Faruk YÜCE / DİYARBAKIR (AHT)

İHD, Türkiye'nin doğusunda 1990'lı yıllarda yaşanan kanlı süreçte akıbetinden haber alınamayanların kimlik tespiti için yaptığı araştırmayı raporlaştırdı.

İnsan Haklar Derneği (İHD) Diyarbakır Şubesi, Türkiye'nin 'toplu mezar' raporunu hazırladı. Rapora göre Türkiye'nin doğusunda toplam 88 toplu mezarda bin 469 kişiye ait olduğu tahmin edilen kemik tespit edildi. İHD'nin raporuna göre Siirt'teki 15 mezarda 206 kişi, Bitlis'teki 13 mezarda 251 kişi, Diyarbakır'daki 19 mezarda 216 kişi, Van'da 9 mezarda 149 kişi, Batman'da 8 mezarda 102 kişi, Hakkari'de 6 mezarda 68 kişi, Bingöl'de 5 mezarda 57 kişi, Şırnak'ta 4 mezarda 80 kişi, Mardin'de 4 mezarda 35 kişi, Elazığ'da 1 mezarda 50 kişi, Ağrı'da 1 mezarda 41 kişi, Tunceli'de 1 mezarda 19 kişi, Iğdır'da 1 mezarda 14 kişi, Gaziantep'te 1 mezarda 10 kişiye ait kemiklerin tespit edildiği tahmin ediliyor.
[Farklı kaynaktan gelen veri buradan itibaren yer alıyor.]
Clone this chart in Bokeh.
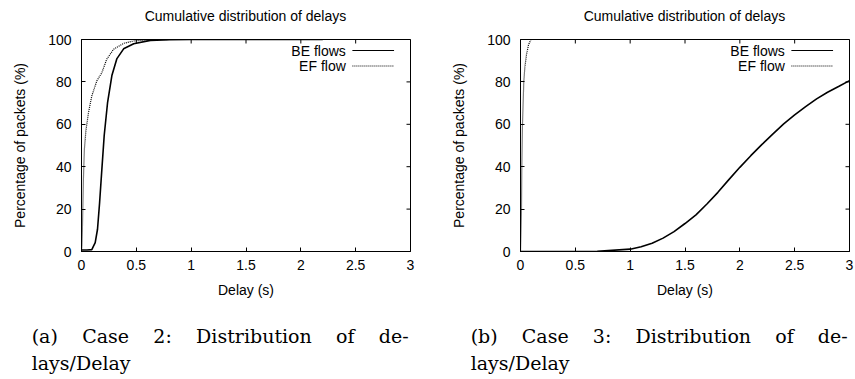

Raporu açıklayan İHD Onur Kurulu Üyesi Avukat Reyhan Yalçındağ Baydemir, Türkiye'nin Cenevre Sözleşmesi'ni sistematik bir şekilde ihlal ettiğini öne sürdü. Yalçındağ, "Bu rapordaki veriler karşısında sözcükler yetersiz kalıyor. Bizler bir dağ başındaki cenazelerle yüzleştik yıllarca. Bu cenazelerin birçoğu derin olmayan çukurlara gömülü olduğu için işkence izlerini tespit edebildik. 30 yıl boyunca bu coğrafyada, Kürt coğrafyasında insancıl hukuk kaidelerinin tamamı çiğnenmiştir. Bu Türkiye'nin hem iş hukukunun ihlali, hem de Cenevre Sözleşmesi'nin ihlalidir. Türkiye zorla kaybettirmelere karşı Birleşmiş Milletler sözleşmesini de ihlal etmiştir. Savcılıkların gizlilik kararları vermeleri nedeniyle gerçeklere erişmemiz de engellenmektedir" dedi.

"DEVLET NEDEN CENAZELERİ GİZLEME GEREĞİ DUYDU"
Devletin tüm bu ihlalleri neden gerçekleştirdiğine ilişkin çarpıcı sonuçlara ulaşılabileceğini vurgulayan Yalçındağ, "Soru bir; insanların öldürüldükten sonra toplu gömülerek cenazelerinin ailelerine verilmemesinin nedeni kimyasal silah kullanımı başta olmak üzere savaş hukuku dışı silahların kullanımı gizlenmek mi istenmiştir? Soru iki; cenazelerin sıcağı sıcağına ailelerine verilmemesinin nedeni üzerlerindeki işkence izlerinin gizlenmek istenmesi midir? Soru üç; sivil katliamlar bu vesileyle gizlenmek mi istenmiştir? Soru dört; çocukların öldürüldüğü de gizlenmek istenmiş midir? Dolayısıyla bu soruları yanıtlamak zorunda olan başta AKP hükümeti olmak üzere, son 30 sene içerisinde bölgede görev yapan idari ve askeri bürokrasisi ve devlet yetkilileridir" diye konuştu.

"Bugün açıklanan raporda gözler önüne serilen toplu mezarların ortaya çıkmasında devletin hiçbir çabası olmadığını, bunların tamamen insan hakları savunucularının çabaları sonucu ortaya çıktığını" söyleyen Yalçındağ, ancak daha sağlıklı bir sonucun ortaya çıkması için hükümet ve devlet yetkililerinin artık bu tavrından vazgeçmesi gerektiğini ifade etti.

26 MEZAR AÇILDI
Güneydoğu'da 1990'lı yıllarda yaşanan çatışmalı süreçte faili meçhul cinayetlere kurban giden kişilerin cesetlerine ulaşmak için ilk kazı çalışması 2009 yılında Şırnak'ın Silopi ilçesinde bulunan BOTAŞ tesislerinde yapılmıştı. Kayıp yakınlarının yaptığı başvurularının ardından özel yetkili cumhuriyet savcılarının talimatıyla Şırnak'ın ardından Diyarbakır, Bingöl, Batman ve Bitlis'te açılan 26 mezarda 171 kişinin kemiklerine ulaşılmıştı.